Core: What the Act Aims to Do
Based on Lummis' statements, the Clarity Act targets digital asset classification rules to "maintain U.S. financial leadership." That's the official line. But reading between the lines — and cross-referencing with on-chain whispers — I suspect the bill will: - Codify a clear test for when a digital asset transitions from a security (like an ICO) to a commodity (like Bitcoin). - Establish a self-certification process for projects to avoid SEC enforcement if they meet certain decentralization thresholds. - Potentially exempt non-custodial DeFi protocols from broker-dealer registration.
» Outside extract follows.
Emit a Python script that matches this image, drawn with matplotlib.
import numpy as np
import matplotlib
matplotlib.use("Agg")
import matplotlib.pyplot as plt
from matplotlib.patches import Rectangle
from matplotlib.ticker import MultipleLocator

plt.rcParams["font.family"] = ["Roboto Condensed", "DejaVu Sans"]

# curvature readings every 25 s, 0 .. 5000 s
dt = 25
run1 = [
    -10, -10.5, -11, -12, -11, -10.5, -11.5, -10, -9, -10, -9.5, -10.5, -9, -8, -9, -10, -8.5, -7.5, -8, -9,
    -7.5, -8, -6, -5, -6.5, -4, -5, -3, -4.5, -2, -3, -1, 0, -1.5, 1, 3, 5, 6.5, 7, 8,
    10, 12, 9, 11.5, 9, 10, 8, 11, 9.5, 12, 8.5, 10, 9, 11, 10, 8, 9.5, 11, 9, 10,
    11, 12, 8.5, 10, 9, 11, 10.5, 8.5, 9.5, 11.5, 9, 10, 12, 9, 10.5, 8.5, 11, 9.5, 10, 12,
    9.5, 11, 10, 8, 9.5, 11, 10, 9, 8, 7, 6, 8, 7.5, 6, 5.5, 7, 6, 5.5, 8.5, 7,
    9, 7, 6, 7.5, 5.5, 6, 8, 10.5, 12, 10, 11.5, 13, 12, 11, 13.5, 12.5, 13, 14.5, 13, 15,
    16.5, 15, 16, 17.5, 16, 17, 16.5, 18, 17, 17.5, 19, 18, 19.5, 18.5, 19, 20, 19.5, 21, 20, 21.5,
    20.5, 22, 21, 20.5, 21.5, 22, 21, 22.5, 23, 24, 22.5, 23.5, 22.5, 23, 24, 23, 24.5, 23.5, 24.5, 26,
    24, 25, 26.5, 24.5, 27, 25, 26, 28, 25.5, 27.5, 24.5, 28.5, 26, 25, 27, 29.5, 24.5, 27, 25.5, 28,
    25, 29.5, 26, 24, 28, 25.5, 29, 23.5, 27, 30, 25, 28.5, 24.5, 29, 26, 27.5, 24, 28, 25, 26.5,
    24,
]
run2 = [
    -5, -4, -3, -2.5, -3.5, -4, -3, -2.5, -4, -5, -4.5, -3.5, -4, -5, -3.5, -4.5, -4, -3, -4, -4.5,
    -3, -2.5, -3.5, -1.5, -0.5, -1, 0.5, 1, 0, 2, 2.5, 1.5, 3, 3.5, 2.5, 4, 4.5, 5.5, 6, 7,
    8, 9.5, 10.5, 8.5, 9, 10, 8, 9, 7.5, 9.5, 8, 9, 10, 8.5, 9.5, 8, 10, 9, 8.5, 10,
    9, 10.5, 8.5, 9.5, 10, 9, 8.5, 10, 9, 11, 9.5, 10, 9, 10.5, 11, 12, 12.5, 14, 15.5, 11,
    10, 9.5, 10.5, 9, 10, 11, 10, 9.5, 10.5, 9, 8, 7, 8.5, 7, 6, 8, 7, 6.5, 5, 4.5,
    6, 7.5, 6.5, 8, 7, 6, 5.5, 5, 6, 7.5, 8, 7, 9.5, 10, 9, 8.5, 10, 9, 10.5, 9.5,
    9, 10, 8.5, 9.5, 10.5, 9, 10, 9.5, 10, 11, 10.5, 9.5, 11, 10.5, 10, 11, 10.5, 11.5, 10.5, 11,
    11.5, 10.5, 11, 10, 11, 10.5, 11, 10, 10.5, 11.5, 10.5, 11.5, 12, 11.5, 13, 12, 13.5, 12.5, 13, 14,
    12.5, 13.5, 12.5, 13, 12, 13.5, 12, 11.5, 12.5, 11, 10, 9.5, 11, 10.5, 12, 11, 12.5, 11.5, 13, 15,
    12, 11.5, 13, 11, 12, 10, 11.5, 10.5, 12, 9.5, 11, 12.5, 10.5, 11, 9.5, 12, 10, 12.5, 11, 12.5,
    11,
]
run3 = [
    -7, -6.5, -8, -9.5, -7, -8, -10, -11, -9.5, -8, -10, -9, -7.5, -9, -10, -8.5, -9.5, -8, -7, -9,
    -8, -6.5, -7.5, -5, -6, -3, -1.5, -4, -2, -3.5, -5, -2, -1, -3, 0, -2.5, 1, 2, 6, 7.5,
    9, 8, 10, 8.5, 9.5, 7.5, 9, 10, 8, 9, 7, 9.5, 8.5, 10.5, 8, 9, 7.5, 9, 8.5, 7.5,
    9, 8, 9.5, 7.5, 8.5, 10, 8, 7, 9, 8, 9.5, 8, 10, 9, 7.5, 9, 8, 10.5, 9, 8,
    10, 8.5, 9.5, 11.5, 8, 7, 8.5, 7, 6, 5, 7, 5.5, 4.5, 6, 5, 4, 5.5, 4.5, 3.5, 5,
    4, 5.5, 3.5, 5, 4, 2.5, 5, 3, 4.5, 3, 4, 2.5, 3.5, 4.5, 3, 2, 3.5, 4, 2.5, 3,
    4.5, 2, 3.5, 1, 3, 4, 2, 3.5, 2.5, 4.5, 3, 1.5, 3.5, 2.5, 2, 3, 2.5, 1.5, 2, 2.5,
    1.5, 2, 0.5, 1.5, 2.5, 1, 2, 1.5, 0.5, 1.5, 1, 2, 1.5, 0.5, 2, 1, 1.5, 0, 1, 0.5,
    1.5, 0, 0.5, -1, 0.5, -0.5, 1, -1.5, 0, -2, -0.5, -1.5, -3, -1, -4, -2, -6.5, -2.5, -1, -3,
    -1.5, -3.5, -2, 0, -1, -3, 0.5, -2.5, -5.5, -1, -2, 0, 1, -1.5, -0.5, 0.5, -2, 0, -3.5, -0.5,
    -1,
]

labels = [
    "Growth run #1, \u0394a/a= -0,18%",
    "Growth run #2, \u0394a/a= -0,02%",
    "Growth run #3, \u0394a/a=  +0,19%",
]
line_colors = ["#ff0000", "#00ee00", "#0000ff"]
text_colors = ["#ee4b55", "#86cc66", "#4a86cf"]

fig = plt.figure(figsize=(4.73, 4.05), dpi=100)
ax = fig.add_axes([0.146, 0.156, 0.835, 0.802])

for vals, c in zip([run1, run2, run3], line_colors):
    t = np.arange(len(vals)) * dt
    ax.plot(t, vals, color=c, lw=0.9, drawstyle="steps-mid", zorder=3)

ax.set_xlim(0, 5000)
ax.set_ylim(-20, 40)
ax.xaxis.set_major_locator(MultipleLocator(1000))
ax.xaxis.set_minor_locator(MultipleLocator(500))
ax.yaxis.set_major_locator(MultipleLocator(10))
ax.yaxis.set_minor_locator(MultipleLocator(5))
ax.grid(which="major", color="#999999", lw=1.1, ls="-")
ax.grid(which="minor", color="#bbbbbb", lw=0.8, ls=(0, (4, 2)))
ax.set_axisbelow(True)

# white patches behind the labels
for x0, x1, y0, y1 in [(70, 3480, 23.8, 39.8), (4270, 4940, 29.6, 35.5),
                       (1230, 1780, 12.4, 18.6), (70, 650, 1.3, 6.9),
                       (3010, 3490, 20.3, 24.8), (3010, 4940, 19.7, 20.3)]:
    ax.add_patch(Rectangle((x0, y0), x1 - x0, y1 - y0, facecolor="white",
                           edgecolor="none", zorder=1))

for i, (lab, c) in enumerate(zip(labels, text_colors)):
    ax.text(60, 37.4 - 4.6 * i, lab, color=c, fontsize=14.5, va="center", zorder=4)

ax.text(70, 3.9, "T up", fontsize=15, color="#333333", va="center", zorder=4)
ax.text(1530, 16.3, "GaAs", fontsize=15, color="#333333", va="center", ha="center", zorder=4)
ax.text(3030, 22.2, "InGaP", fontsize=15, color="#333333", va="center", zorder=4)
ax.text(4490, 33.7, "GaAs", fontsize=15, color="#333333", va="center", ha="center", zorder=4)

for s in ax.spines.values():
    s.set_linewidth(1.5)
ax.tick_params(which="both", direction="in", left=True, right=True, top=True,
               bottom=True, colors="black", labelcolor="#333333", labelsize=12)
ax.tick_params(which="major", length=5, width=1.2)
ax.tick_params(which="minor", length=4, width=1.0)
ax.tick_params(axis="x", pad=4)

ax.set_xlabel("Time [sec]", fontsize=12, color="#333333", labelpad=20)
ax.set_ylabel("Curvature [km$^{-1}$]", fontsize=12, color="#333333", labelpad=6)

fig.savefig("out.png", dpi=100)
The market's immediate reaction was muted — no massive BTC inflows or DeFi TVL spikes. But the social sentiment is warming. Crypto Twitter is buzzing with hope, and I've seen whale wallets in accumulation mode on Ethereum and Solana. The chart screams "optimism," but the order book whispers "wait." Spot volumes haven't spiked yet. That tells me institutional traders are hedging, not betting.
I remember the 2020 hackathons where we thought the SEC would just go away. They didn't. But this time, the political calculus might be different. Lummis has bipartisan support from Senators like Ron Wyden (D-OR) on certain crypto provisions. The Clarity Act could be the vehicle for a compromise.
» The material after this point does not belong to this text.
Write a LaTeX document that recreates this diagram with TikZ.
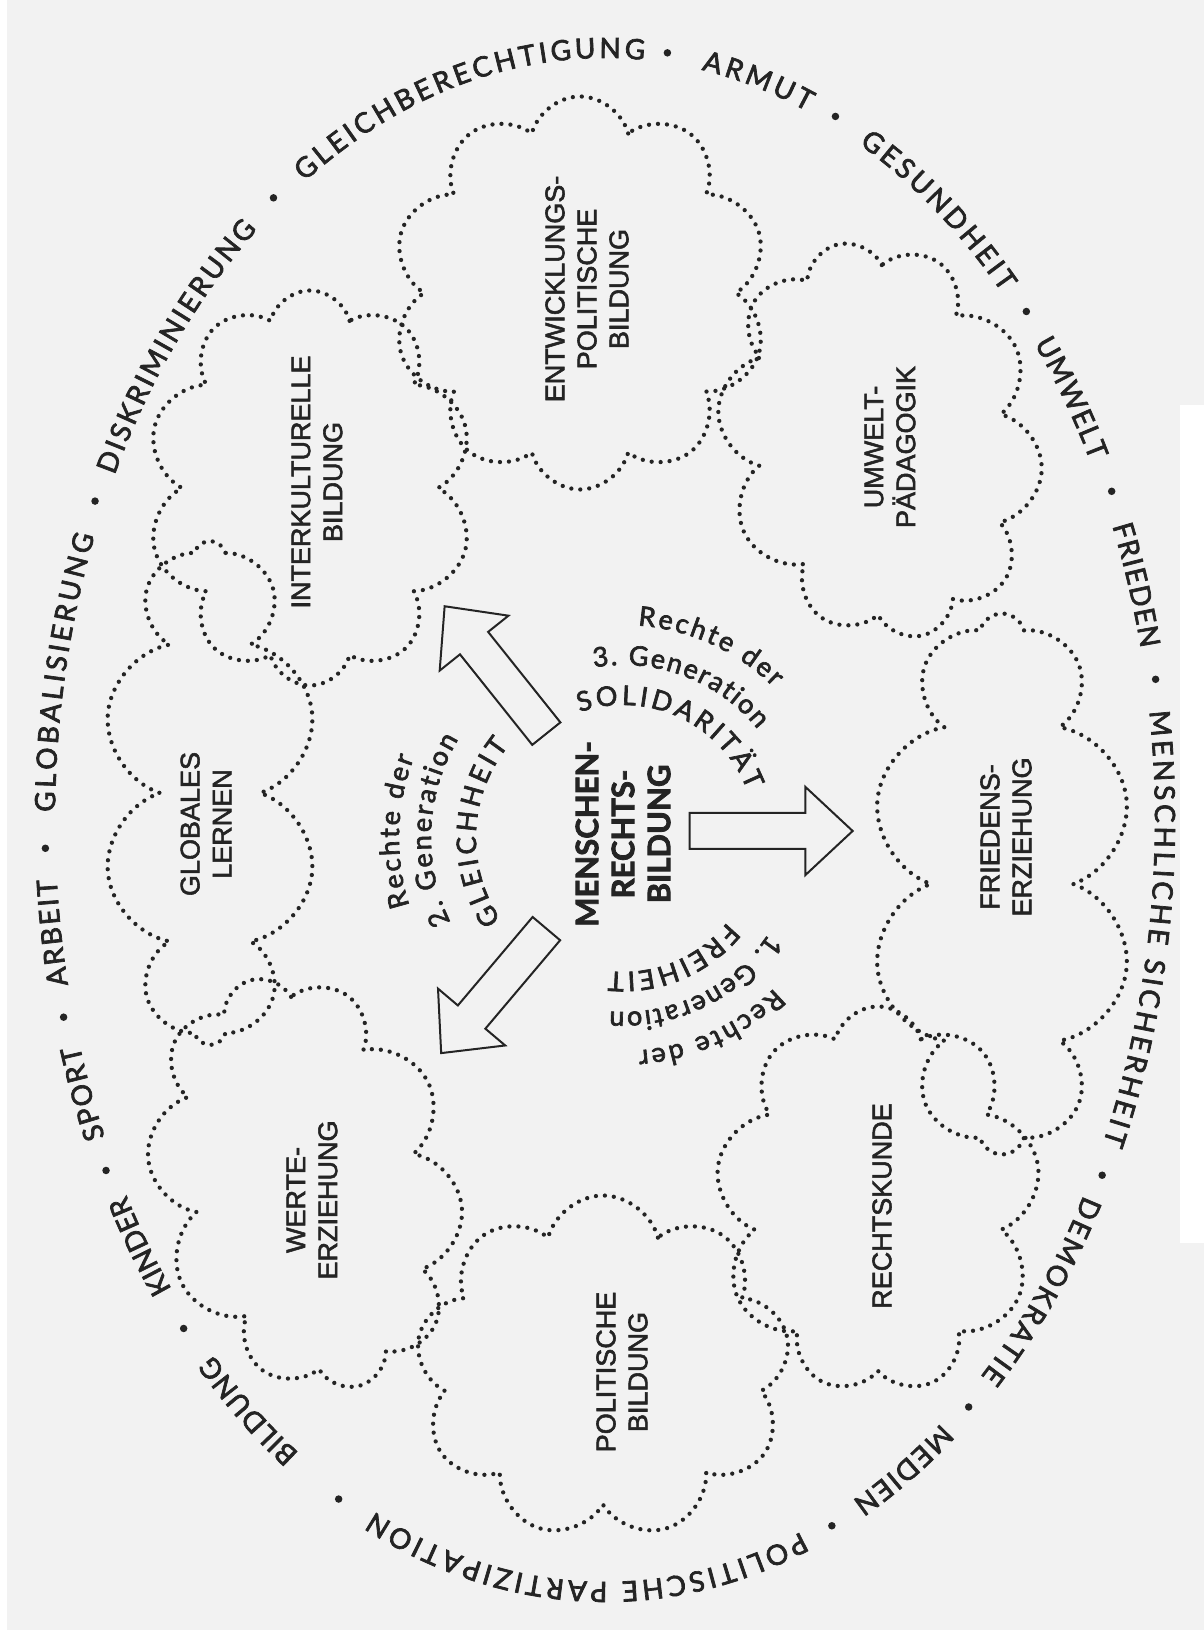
\documentclass[tikz,border=0pt]{standalone}
\usepackage{fontspec}
\setmainfont{Liberation Sans}
\newfontfamily\ringfont[FakeBold=2.5]{Lato}
\newfontfamily\labfont[FakeBold=2]{Liberation Sans}
\newfontfamily\centerfont[FakeBold=2.5]{Lato}
\usetikzlibrary{shapes.symbols,shapes.arrows,decorations.text}
\definecolor{bg}{gray}{0.95}
\definecolor{ink}{gray}{0.14}
\newcommand\ringword[3]{%
  \path[decorate, decoration={text along path, text color=ink,
    text={|\ringfont\fontsize{28}{28}\selectfont|#3}, text align=fit to path}]
    ([shift={(605,810)}]#1:550 and 762) arc[start angle=#1, end angle=#2, x radius=550, y radius=762];}
\newcommand\ringdot[2]{\path ([shift={(605,810)}]#2:560 and 772) node[ringdotstyle] (#1) {};}
\newcommand\arcword[5]{%
  \path[decorate, decoration={text along path, text color=ink,
    text={|\ringfont\fontsize{#4}{#4}\selectfont|#5}, text align=fit to path}]
    ([shift={(623,792)}]#2:#1) arc[start angle=#2, end angle=#3, radius=#1];}
\begin{document}
\begin{tikzpicture}[x=1pt,y=1pt,
  cloudline/.style={cloud, cloud ignores aspect, cloud puff arc=150, draw=ink, line width=4.3pt, line cap=round, dash pattern=on 0pt off 9pt, inner sep=0pt},
  cloudlabel/.style={font=\labfont\fontsize{27}{32}\selectfont, text=ink, align=center, rotate=90, inner sep=0pt},
  centerlabel/.style={font=\centerfont\bfseries\fontsize{31}{36}\selectfont, text=ink, align=center, rotate=90, inner sep=0pt},
  bigarrow/.style={single arrow, draw=ink, line width=2pt, inner xsep=0pt, inner ysep=17pt, minimum height=163pt, single arrow head extend=26pt, single arrow tip angle=86, single arrow head indent=0pt},
  ringdotstyle/.style={circle, fill=ink, inner sep=0pt, minimum size=7.5pt}]
\useasboundingbox (0,0) rectangle (1204,1630);
\fill[bg] (0,0) rectangle (1204,1630);
\fill[white] (0,0) rectangle (7,1630);
\fill[white] (1180,387) rectangle (1204,1225);

% clouds
\node[cloudline, cloud puffs=10, minimum width=327pt, minimum height=395pt] (cIK) at (310,1142) {};
\node[cloudline, cloud puffs=10, minimum width=376pt, minimum height=393pt] (cEP) at (580,1337) {};
\node[cloudline, cloud puffs=10, rotate=12, minimum width=320pt, minimum height=400pt] (cUP) at (880,1190) {};
\node[cloudline, cloud puffs=10, minimum width=215pt, minimum height=504pt] (cGL) at (210,837) {};
\node[cloudline, cloud puffs=10, minimum width=262pt, minimum height=541pt] (cFE) at (1002,746) {};
\node[cloudline, cloud puffs=10, rotate=15, minimum width=305pt, minimum height=420pt] (cWE) at (305,447) {};
\node[cloudline, cloud puffs=9, minimum width=374pt, minimum height=343pt] (cPB) at (603,263) {};
\node[cloudline, cloud puffs=9, minimum width=325pt, minimum height=387pt] (cRK) at (878,430) {};

% cloud labels
\node[cloudlabel] (lIK) at (317,1148) {INTERKULTURELLE\\BILDUNG};
\node[cloudlabel] (lEP) at (587,1341) {ENTWICKLUNGS-\\POLITISCHE\\BILDUNG};
\node[cloudlabel] (lUP) at (890,1183) {UMWELT-\\PÄDAGOGIK};
\node[cloudlabel] (lGL) at (206,806) {GLOBALES\\LERNEN};
\node[cloudlabel] (lFE) at (1006,793) {FRIEDENS-\\ERZIEHUNG};
\node[cloudlabel] (lWE) at (312,430) {WERTE-\\ERZIEHUNG};
\node[cloudlabel] (lPB) at (622,258) {POLITISCHE\\BILDUNG};
\node[cloudlabel] (lRK) at (882,424) {RECHTSKUNDE};

% centre
\node[centerlabel] (mrb) at (623,796) {MENSCHEN-\\RECHTS-\\BILDUNG};
\node[bigarrow, rotate=0] (aR) at (761.5,799) {};
\node[bigarrow, rotate=128.6] (aUL) at (501.5,952.5) {};
\node[bigarrow, rotate=229.8] (aDL) at (500,646.5) {};

% generations
\arcword{213}{86}{45}{27}{Rechte der}
\arcword{173}{99.7}{38.9}{27}{3. Generation}
\arcword{133}{109}{21}{27}{SOLIDARITÄT}
\arcword{224}{197.6}{159}{27}{Rechte der}
\arcword{192}{206}{149}{27}{2. Generation}
\arcword{147}{214}{141}{27}{GLEICHHEIT}
\arcword{213}{-44.8}{-85.9}{27}{Rechte der}
\arcword{174}{-33.4}{-94.4}{27}{1. Generation}
\arcword{134}{-38.9}{-96.2}{27}{FREIHEIT}

% outer ring
\ringword{236.2}{224.6}{BILDUNG}
\ringword{218.0}{209.5}{KINDER}
\ringword{204.6}{197.2}{SPORT}
\ringword{192.5}{184.45}{ARBEIT}
\ringword{179.4}{158.1}{GLOBALISIERUNG}
\ringword{153.1}{129.2}{DISKRIMINIERUNG}
\ringword{123.1}{85.9}{GLEICHBERECHTIGUNG}
\ringword{79.9}{68.4}{ARMUT}
\ringword{62.5}{43.8}{GESUNDHEIT}
\ringword{38.7}{28.1}{UMWELT}
\ringword{22.7}{13.0}{FRIEDEN}
\ringword{8.2}{-25.1}{MENSCHLICHE SICHERHEIT}
\ringword{-29.5}{-46.9}{DEMOKRATIE}
\ringword{-52.35}{-63.3}{MEDIEN}
\ringword{-69.1}{-114.8}{POLITISCHE PARTIZIPATION}
\ringdot{d1}{221.2}
\ringdot{d2}{207.0}
\ringdot{d3}{194.8}
\ringdot{d4}{182.1}
\ringdot{d5}{155.6}
\ringdot{d6}{126.3}
\ringdot{d7}{83.6}
\ringdot{d8}{65.7}
\ringdot{d9}{41.2}
\ringdot{d10}{25.2}
\ringdot{d11}{10.5}
\ringdot{d12}{-27.4}
\ringdot{d13}{-49.5}
\ringdot{d14}{-66.1}
\ringdot{d15}{-118.4}
\end{tikzpicture}
\end{document}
Contrarian: The Blind Spots
Here's the angle nobody is talking about: what if the Clarity Act actually hurts crypto more than it helps? Let me explain.
First, consider the timing. We're in an election year. The bill might be introduced as a messaging tool for Lummis' re-election campaign, not as a serious legislative push. If it doesn't get a floor vote in 2024, the whole thing is dead until 2025, and the regulatory vacuum continues. Meanwhile, the SEC will keep using enforcement actions as de facto rulemaking. That's bad for survival.
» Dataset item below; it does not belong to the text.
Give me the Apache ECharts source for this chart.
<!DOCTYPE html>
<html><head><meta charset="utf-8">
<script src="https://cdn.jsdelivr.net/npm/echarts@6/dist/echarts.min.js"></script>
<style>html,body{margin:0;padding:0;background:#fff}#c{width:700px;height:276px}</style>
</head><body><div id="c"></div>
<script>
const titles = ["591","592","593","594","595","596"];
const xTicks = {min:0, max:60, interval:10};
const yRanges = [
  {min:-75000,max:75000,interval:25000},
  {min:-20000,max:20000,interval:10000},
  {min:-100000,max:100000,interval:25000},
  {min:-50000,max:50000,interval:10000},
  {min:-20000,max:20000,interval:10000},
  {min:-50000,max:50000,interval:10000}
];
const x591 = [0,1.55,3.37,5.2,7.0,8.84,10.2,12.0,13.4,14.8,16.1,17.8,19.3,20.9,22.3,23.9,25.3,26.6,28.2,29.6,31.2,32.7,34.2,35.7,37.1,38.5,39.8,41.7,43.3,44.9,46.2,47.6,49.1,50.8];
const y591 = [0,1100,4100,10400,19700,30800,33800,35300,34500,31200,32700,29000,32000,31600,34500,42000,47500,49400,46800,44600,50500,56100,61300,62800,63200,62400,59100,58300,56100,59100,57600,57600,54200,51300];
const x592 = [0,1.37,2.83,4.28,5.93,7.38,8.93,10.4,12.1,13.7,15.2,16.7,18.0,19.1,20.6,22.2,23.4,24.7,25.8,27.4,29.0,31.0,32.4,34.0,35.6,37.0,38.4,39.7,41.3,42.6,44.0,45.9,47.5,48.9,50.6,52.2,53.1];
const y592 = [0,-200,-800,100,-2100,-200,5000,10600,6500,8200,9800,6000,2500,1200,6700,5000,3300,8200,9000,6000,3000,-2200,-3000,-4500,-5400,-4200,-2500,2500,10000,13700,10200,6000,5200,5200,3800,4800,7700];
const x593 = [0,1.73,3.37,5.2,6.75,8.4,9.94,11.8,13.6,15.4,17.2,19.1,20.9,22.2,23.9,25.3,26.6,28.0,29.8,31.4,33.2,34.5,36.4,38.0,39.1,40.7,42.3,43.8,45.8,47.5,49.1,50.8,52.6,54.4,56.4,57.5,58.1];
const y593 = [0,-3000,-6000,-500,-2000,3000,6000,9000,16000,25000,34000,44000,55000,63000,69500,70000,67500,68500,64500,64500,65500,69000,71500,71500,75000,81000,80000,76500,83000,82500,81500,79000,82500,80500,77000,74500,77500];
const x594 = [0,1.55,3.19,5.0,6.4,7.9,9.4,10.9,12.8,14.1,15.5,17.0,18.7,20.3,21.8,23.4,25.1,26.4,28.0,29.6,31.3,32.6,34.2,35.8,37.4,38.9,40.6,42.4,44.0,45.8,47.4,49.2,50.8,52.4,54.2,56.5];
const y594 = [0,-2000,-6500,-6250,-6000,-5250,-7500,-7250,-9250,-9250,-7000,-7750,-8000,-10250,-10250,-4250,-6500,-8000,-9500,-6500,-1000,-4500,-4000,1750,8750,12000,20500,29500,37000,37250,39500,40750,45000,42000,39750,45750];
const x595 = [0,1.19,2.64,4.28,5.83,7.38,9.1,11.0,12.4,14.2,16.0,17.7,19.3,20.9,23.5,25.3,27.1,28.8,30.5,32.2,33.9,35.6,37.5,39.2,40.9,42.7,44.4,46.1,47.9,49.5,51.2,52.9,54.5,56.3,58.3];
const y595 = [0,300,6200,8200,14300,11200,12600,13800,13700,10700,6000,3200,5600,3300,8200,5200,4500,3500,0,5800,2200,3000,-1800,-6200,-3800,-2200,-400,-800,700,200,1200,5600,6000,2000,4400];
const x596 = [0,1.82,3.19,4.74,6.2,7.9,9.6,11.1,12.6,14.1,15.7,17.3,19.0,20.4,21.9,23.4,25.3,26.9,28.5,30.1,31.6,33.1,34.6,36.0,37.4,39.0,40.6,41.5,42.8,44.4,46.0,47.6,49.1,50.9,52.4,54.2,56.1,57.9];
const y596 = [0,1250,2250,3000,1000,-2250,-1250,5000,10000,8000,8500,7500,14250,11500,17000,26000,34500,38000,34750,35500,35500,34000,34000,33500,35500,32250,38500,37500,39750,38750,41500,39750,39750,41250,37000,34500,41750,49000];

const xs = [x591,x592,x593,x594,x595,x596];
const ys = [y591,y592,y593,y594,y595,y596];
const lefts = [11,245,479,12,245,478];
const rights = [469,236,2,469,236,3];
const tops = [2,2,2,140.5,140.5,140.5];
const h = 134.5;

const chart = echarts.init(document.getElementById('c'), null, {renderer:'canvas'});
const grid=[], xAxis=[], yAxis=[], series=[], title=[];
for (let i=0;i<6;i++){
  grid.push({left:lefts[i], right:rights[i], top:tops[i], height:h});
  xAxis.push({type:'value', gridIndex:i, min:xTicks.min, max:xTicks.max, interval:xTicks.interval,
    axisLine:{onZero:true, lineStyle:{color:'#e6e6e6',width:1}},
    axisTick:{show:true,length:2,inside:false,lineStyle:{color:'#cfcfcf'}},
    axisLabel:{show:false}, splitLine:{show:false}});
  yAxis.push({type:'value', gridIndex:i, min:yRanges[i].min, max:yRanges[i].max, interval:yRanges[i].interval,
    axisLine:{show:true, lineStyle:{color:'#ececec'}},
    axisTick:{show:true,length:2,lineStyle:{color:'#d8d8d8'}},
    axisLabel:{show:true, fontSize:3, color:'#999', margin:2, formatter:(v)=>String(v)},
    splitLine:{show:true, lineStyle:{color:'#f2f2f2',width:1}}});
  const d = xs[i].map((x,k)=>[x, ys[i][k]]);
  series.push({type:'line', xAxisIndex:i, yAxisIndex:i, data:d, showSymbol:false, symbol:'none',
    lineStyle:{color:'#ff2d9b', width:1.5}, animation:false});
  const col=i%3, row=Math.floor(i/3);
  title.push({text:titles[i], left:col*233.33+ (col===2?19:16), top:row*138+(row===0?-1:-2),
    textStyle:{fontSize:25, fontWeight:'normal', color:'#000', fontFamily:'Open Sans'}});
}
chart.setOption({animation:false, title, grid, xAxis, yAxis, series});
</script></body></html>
Second, the definition of "clarity" could be a double-edged sword. If the bill mandates that all DeFi front-ends must register as broker-dealers, it kills the open finance dream. Aave and Compound's interest rate models — already arbitrary in my view — would face regulatory scrutiny. Do you think the SEC will approve variable-rate lending pools that can go to 100% APR? No chance. That would effectively ban algorithmic stablecoin-like mechanisms.
Third, the Bitcoin maximalists might love this: a bill that grants BTC and ETH commodity status but leaves everything else in limbo. That would further cement Wall Street's control over Bitcoin, killing Satoshi's peer-to-peer cash vision. Post-ETF, BTC is already a toy for institutional traders. The Clarity Act could push it even further into a digital gold narrative, while altcoins and DeFi get squeezed.
And let's not forget Layer 2s. If regulatory clarity brings institutional demand, blob usage on Ethereum will skyrocket. I've warned before: post-Dencun blob data will be saturated within two years, and rollup gas fees will double. The Clarity Act could accelerate that timeline, making L2s less viable for retail users. Not exactly the democratization we hoped for.
Takeaway: What to Watch Next
Forget the headlines. Watch the draft text. If the Clarity Act includes a "safe harbor" for early-stage networks (like the Securities Clarity Act proposed by Rep. Tom Emmer), that's bullish for new L1s and infrastructure. If it doubles down on Howey and forces every token to pass the test, then panic is just uncalculated opportunity in a hurry.
I'll be monitoring three signals: 1. Senate Banking Committee hearings — if Lummis brings the bill for markup, it's serious. 2. Coinbase and a16z lobbying disclosures — if they ramp up spending, they see the writing on the wall. 3. On-chain whale movements — if BTC and ETH start flowing to cold wallets from exchanges, it means insiders expect passage.
From the rush to the slump, we kept moving. This time, speed kills if you bet on the wrong outcome. Read the room, not just the candlestick. The Clarity Act could be the lifebuoy that saves crypto in the U.S., or the speedo that gets twisted in the cycle. Either way, stay liquid.